Numerical Study of Hydrogen Desorption in an Innovative Metal Hydride Hydrogen Storage Tank

Abstract

Efficient heat transfer is the key to hydrogen desorption in a metal hydride-based hydrogen storage system. In this study, a three-dimensional transient-state computational fluid dynamics (CFD) model is developed for describing the hydrogen desorption related heat/mass transfer phenomena inside a metal hydride-based hydrogen storage tank. The model involves flow, heat, and mass transfers related to hydrogen desorption in the storage tank. The model is validated against the temperature evolution data reported in the literature. The model is applied to a hydrogen storage tank where LaNi5 is used as a metal hydride in the tank. The typical thermochemical phenomena related to the hydrogen desorption process are illustrated, including temperature evolution and hydrogen-to-metal-atomic ratio (H/M) during desorption. Further, several new tank designs are proposed and evaluated including embedding heating tube, copper fins, and/or aluminum foam for promoting heat transfer efficiency and hydrogen desorption efficiency.

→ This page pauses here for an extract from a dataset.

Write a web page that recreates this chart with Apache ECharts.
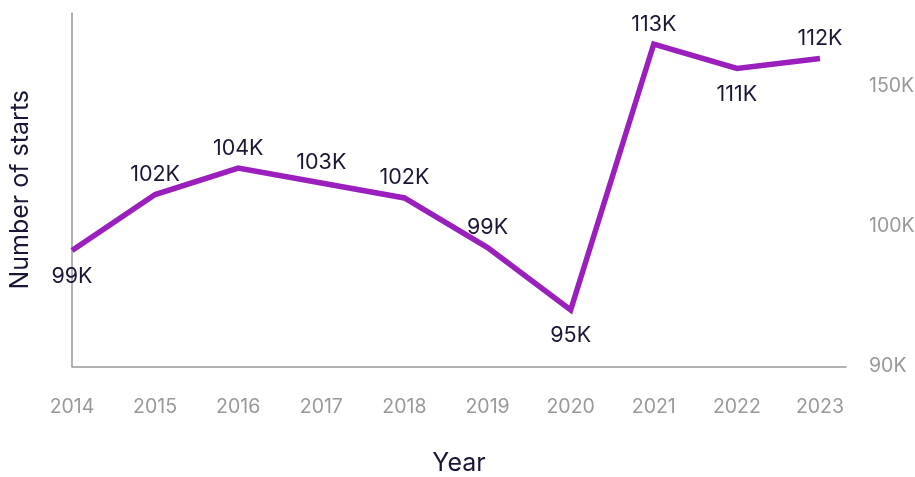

The simulation results indicate that the new design of embedding heating tubes, embedded copper fins, and aluminum foam additives shows the highest desorption performance in terms of both heating rate and hydrogen desorption rate, where the desorption rate is improved by 50% compared to the other designs. This model is a cost-effective tool for designing, optimizing, and scaling up hydrogen tank.